Three Ways Chief Investment Officers Are in the Dark
Chief Investment Officers (CIOs) at Wealth Management firms have a hard job, whether it’s keeping an eye on the economy, overseeing investments, or managing a team of front office professionals. One common challenge I have heard from our CIO clients is that they don’t have a place to see the information that matters to them. The CIOs know they are responsible for overseeing all the assets invested by the firm, but where can they go to do that? Here are three ways CIOs are being kept in the dark:
- Where can they find summarized information by investment objective for the entire firm’s assets? CIOs don’t always need to know the complicated analytics to be well informed and prepared to do their jobs, but some simple statistics would be incredibly helpful. How much AUM do we have in our Aggressive Growth objective? How much did a particular market segment collect in fees? How has a strategy grown over the last 5 years? How many client accounts are in our conservative objective? How many portfolios does John Doe manage? These aren’t rocket science, but ask any CIO if they have one place to go to find basic demographic information on their book of business… you will hear crickets.
- Are accounts with the same investment objective getting similar results in terms of return, risk, and outcomes? One of the challenges in a distributed wealth management environment is that teams distributed between multiple offices/cities/states are implementing the same strategy in inevitably different ways. How can these differences be quantified in terms of client return, risk, and outcomes? When most CIOs ask this question, their teams begin running a flurry of manual reports from a handful of systems, then spend their afternoon combining them into an Excel document, then watch YouTube videos reminding them how to create pivot tables and lookups, and finally reconciling all the data for errors. I hope you didn’t want that information this quarter; next quarter is most likely. By then, the information is out of date and non-actionable and your team is exhausted.

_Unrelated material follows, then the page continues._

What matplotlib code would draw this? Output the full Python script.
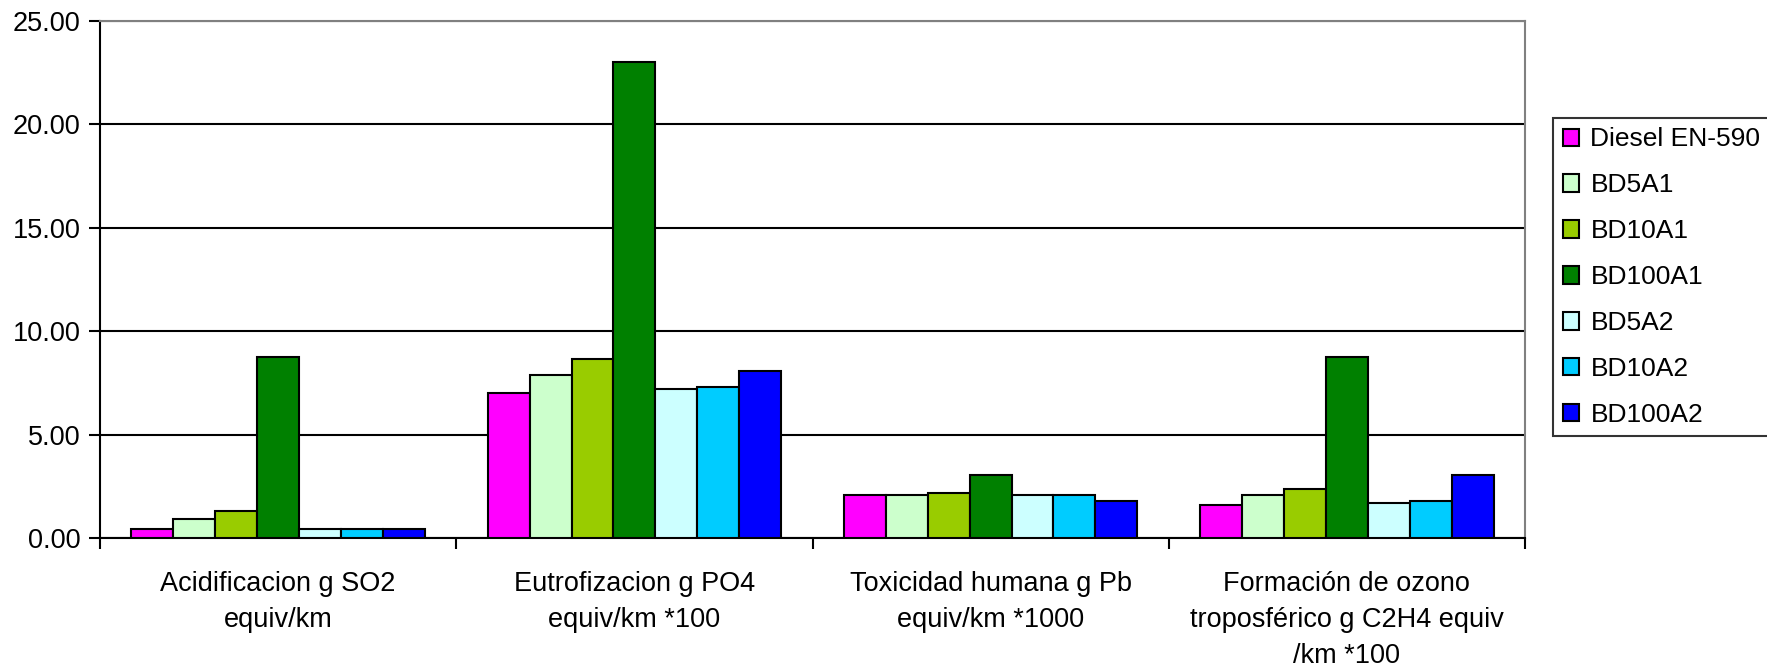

- How can I ensure that “outliers” are identified, investigated, and corrected? Once you get the basic demographics across your firm and you have data on your outliers, now what? How do you know what happens to those portfolios, who followed up, or the reason for the variable experience? Once you start answering questions, more questions pop up! CIOs need to be able to oversee the compliance and risk oversight process to ensure that risk mitigation steps are occurring. Even better, they can benefit from the knowledge that when the next OCC, FINRA, or SEC audit occurs, a report can be run showing this mitigation along with the evidence for the outliers.